--- Begin Supplied data ---

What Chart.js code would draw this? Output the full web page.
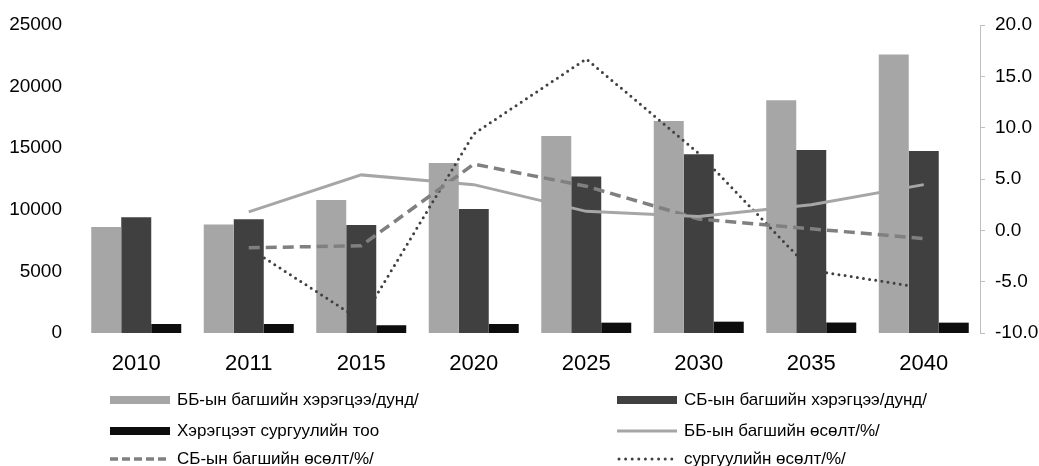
<!DOCTYPE html>
<html>
<head>
<meta charset="utf-8">
<script src="https://cdn.jsdelivr.net/npm/chart.js@4/dist/chart.umd.min.js"></script>
<style>
  html, body { margin: 0; padding: 0; background: #fff; }
  #wrap { width: 1039px; height: 466px; position: relative; }
</style>
</head>
<body>
<div id="wrap"><canvas id="c" width="1039" height="466"></canvas></div>
<script>
// ---- data ----
const categories = ['2010', '2011', '2015', '2020', '2025', '2030', '2035', '2040'];
const bbNeed = [8600, 8800, 10800, 13800, 16000, 17200, 18900, 22600];
const sbNeed = [9400, 9230, 8770, 10060, 12700, 14500, 14850, 14770];
const schoolNeed = [730, 730, 630, 730, 840, 920, 850, 840];
const bbGrowth = [null, 1.8, 5.4, 4.45, 1.85, 1.35, 2.5, 4.45];
const sbGrowth = [null, -1.7, -1.5, 6.45, 4.3, 1.1, 0.15, -0.8];
const schoolGrowth = [null, -1.7, -8.8, 9.4, 16.7, 7.5, -3.9, -5.6];
const leftTicks = [0, 5000, 10000, 15000, 20000, 25000];
const rightTicks = [-10, -5, 0, 5, 10, 15, 20];

const FONT = "'Liberation Sans', Arial, sans-serif";

const legendPlugin = {
  id: 'twoColLegend',
  afterDraw(chart) {
    const ctx = chart.ctx;
    const cols = [110, 617];
    const rows = [400, 431, 459];
    const markW = 60;
    chart.data.datasets.forEach((ds, i) => {
      const x = cols[i % 2];
      const y = rows[Math.floor(i / 2)];
      ctx.save();
      if (ds.type === 'bar') {
        ctx.fillStyle = ds.backgroundColor;
        ctx.fillRect(x, y - 4, markW, 8);
      } else {
        ctx.strokeStyle = ds.borderColor;
        ctx.lineWidth = ds.borderWidth;
        ctx.lineCap = ds.borderCapStyle || 'butt';
        ctx.setLineDash(ds.legendDash || ds.borderDash || []);
        ctx.beginPath();
        ctx.moveTo(x + (ds.lineCapPad || 0), y);
        ctx.lineTo(x + markW, y);
        ctx.stroke();
      }
      ctx.restore();
      ctx.save();
      ctx.fillStyle = '#000';
      ctx.font = '17px ' + FONT;
      ctx.textBaseline = 'middle';
      ctx.textAlign = 'left';
      ctx.fillText(ds.label, x + markW + 7, y);
      ctx.restore();
    });
  }
};

new Chart(document.getElementById('c'), {
  data: {
    labels: categories,
    datasets: [
      { type: 'bar', label: 'ББ-ын багшийн хэрэгцээ/дунд/', data: bbNeed, backgroundColor: '#a6a6a6', yAxisID: 'y', order: 2 },
      { type: 'bar', label: 'СБ-ын багшийн хэрэгцээ/дунд/', data: sbNeed, backgroundColor: '#404040', yAxisID: 'y', order: 2 },
      { type: 'bar', label: 'Хэрэгцээт сургуулийн тоо', data: schoolNeed, backgroundColor: '#0d0d0d', yAxisID: 'y', order: 2 },
      { type: 'line', label: 'ББ-ын багшийн өсөлт/%/', data: bbGrowth, borderColor: '#a6a6a6', borderWidth: 3, pointRadius: 0, yAxisID: 'y1', order: 1, tension: 0 },
      { type: 'line', label: 'СБ-ын багшийн өсөлт/%/', data: sbGrowth, borderColor: '#808080', borderWidth: 3.5, borderDash: [11, 6], legendDash: [8, 4], pointRadius: 0, yAxisID: 'y1', order: 1, tension: 0 },
      { type: 'line', label: 'сургуулийн өсөлт/%/', data: schoolGrowth, borderColor: '#404040', borderWidth: 3, borderCapStyle: 'round', borderDash: [0, 6.2], legendDash: [0, 6.6], lineCapPad: 2, pointRadius: 0, yAxisID: 'y1', order: 1, tension: 0 }
    ]
  },
  options: {
    responsive: false,
    animation: false,
    events: [],
    layout: { padding: { top: 25, bottom: 88, left: 0, right: 0 } },
    datasets: { bar: { categoryPercentage: 0.8, barPercentage: 1.0 } },
    plugins: { legend: { display: false }, tooltip: { enabled: false } },
    scales: {
      x: {
        grid: { display: false, drawTicks: false },
        border: { display: false },
        ticks: { color: '#000', font: { family: FONT, size: 22 }, padding: 18, maxRotation: 0 },
        afterFit: s => { s.height = 45; s.paddingLeft = 0; s.paddingRight = 0; }
      },
      y: {
        position: 'left',
        min: 0, max: 25000,
        afterBuildTicks: s => { s.ticks = leftTicks.map(v => ({ value: v })); },
        grid: { display: false, drawTicks: false },
        border: { display: false },
        ticks: { color: '#000', font: { family: FONT, size: 19 }, padding: 18, callback: v => String(v) },
        afterFit: s => { s.width = 80; s.paddingTop = 0; s.paddingBottom = 0; }
      },
      y1: {
        position: 'right',
        min: -10, max: 20,
        afterBuildTicks: s => { s.ticks = rightTicks.map(v => ({ value: v })); },
        grid: { display: true, drawOnChartArea: false, drawTicks: true, tickLength: 5, color: '#bfbfbf', lineWidth: 1 },
        border: { display: true, color: '#bfbfbf', width: 1 },
        ticks: { color: '#000', font: { family: FONT, size: 19 }, padding: 10, callback: v => Number(v).toFixed(1) },
        afterFit: s => { s.width = 59; s.paddingTop = 0; s.paddingBottom = 0; }
      }
    }
  },
  plugins: [legendPlugin]
});
</script>
</body>
</html>
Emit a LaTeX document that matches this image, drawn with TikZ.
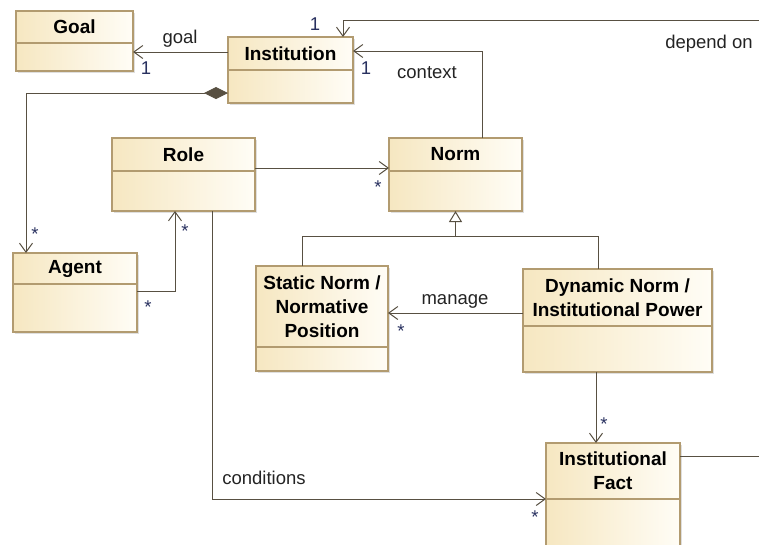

--- End Supplied data ---

(What you have to do)
Every line of the data above should be quoted exactly. Omit the pictures.

(Output for this exercise)
What Chart.js code would draw this? Output the full web page.
<!DOCTYPE html>
<html>
<head>
<meta charset="utf-8">
<script src="https://cdn.jsdelivr.net/npm/chart.js@4/dist/chart.umd.min.js"></script>
<style>
  html, body { margin: 0; padding: 0; background: #fff; }
  #wrap { width: 1039px; height: 466px; position: relative; }
</style>
</head>
<body>
<div id="wrap"><canvas id="c" width="1039" height="466"></canvas></div>
<script>
// ---- data ----
const categories = ['2010', '2011', '2015', '2020', '2025', '2030', '2035', '2040'];
const bbNeed = [8600, 8800, 10800, 13800, 16000, 17200, 18900, 22600];
const sbNeed = [9400, 9230, 8770, 10060, 12700, 14500, 14850, 14770];
const schoolNeed = [730, 730, 630, 730, 840, 920, 850, 840];
const bbGrowth = [null, 1.8, 5.4, 4.45, 1.85, 1.35, 2.5, 4.45];
const sbGrowth = [null, -1.7, -1.5, 6.45, 4.3, 1.1, 0.15, -0.8];
const schoolGrowth = [null, -1.7, -8.8, 9.4, 16.7, 7.5, -3.9, -5.6];
const leftTicks = [0, 5000, 10000, 15000, 20000, 25000];
const rightTicks = [-10, -5, 0, 5, 10, 15, 20];

const FONT = "'Liberation Sans', Arial, sans-serif";

const legendPlugin = {
  id: 'twoColLegend',
  afterDraw(chart) {
    const ctx = chart.ctx;
    const cols = [110, 617];
    const rows = [400, 431, 459];
    const markW = 60;
    chart.data.datasets.forEach((ds, i) => {
      const x = cols[i % 2];
      const y = rows[Math.floor(i / 2)];
      ctx.save();
      if (ds.type === 'bar') {
        ctx.fillStyle = ds.backgroundColor;
        ctx.fillRect(x, y - 4, markW, 8);
      } else {
        ctx.strokeStyle = ds.borderColor;
        ctx.lineWidth = ds.borderWidth;
        ctx.lineCap = ds.borderCapStyle || 'butt';
        ctx.setLineDash(ds.legendDash || ds.borderDash || []);
        ctx.beginPath();
        ctx.moveTo(x + (ds.lineCapPad || 0), y);
        ctx.lineTo(x + markW, y);
        ctx.stroke();
      }
      ctx.restore();
      ctx.save();
      ctx.fillStyle = '#000';
      ctx.font = '17px ' + FONT;
      ctx.textBaseline = 'middle';
      ctx.textAlign = 'left';
      ctx.fillText(ds.label, x + markW + 7, y);
      ctx.restore();
    });
  }
};

new Chart(document.getElementById('c'), {
  data: {
    labels: categories,
    datasets: [
      { type: 'bar', label: 'ББ-ын багшийн хэрэгцээ/дунд/', data: bbNeed, backgroundColor: '#a6a6a6', yAxisID: 'y', order: 2 },
      { type: 'bar', label: 'СБ-ын багшийн хэрэгцээ/дунд/', data: sbNeed, backgroundColor: '#404040', yAxisID: 'y', order: 2 },
      { type: 'bar', label: 'Хэрэгцээт сургуулийн тоо', data: schoolNeed, backgroundColor: '#0d0d0d', yAxisID: 'y', order: 2 },
      { type: 'line', label: 'ББ-ын багшийн өсөлт/%/', data: bbGrowth, borderColor: '#a6a6a6', borderWidth: 3, pointRadius: 0, yAxisID: 'y1', order: 1, tension: 0 },
      { type: 'line', label: 'СБ-ын багшийн өсөлт/%/', data: sbGrowth, borderColor: '#808080', borderWidth: 3.5, borderDash: [11, 6], legendDash: [8, 4], pointRadius: 0, yAxisID: 'y1', order: 1, tension: 0 },
      { type: 'line', label: 'сургуулийн өсөлт/%/', data: schoolGrowth, borderColor: '#404040', borderWidth: 3, borderCapStyle: 'round', borderDash: [0, 6.2], legendDash: [0, 6.6], lineCapPad: 2, pointRadius: 0, yAxisID: 'y1', order: 1, tension: 0 }
    ]
  },
  options: {
    responsive: false,
    animation: false,
    events: [],
    layout: { padding: { top: 25, bottom: 88, left: 0, right: 0 } },
    datasets: { bar: { categoryPercentage: 0.8, barPercentage: 1.0 } },
    plugins: { legend: { display: false }, tooltip: { enabled: false } },
    scales: {
      x: {
        grid: { display: false, drawTicks: false },
        border: { display: false },
        ticks: { color: '#000', font: { family: FONT, size: 22 }, padding: 18, maxRotation: 0 },
        afterFit: s => { s.height = 45; s.paddingLeft = 0; s.paddingRight = 0; }
      },
      y: {
        position: 'left',
        min: 0, max: 25000,
        afterBuildTicks: s => { s.ticks = leftTicks.map(v => ({ value: v })); },
        grid: { display: false, drawTicks: false },
        border: { display: false },
        ticks: { color: '#000', font: { family: FONT, size: 19 }, padding: 18, callback: v => String(v) },
        afterFit: s => { s.width = 80; s.paddingTop = 0; s.paddingBottom = 0; }
      },
      y1: {
        position: 'right',
        min: -10, max: 20,
        afterBuildTicks: s => { s.ticks = rightTicks.map(v => ({ value: v })); },
        grid: { display: true, drawOnChartArea: false, drawTicks: true, tickLength: 5, color: '#bfbfbf', lineWidth: 1 },
        border: { display: true, color: '#bfbfbf', width: 1 },
        ticks: { color: '#000', font: { family: FONT, size: 19 }, padding: 10, callback: v => Number(v).toFixed(1) },
        afterFit: s => { s.width = 59; s.paddingTop = 0; s.paddingBottom = 0; }
      }
    }
  },
  plugins: [legendPlugin]
});
</script>
</body>
</html>
Emit a LaTeX document that matches this image, drawn with TikZ.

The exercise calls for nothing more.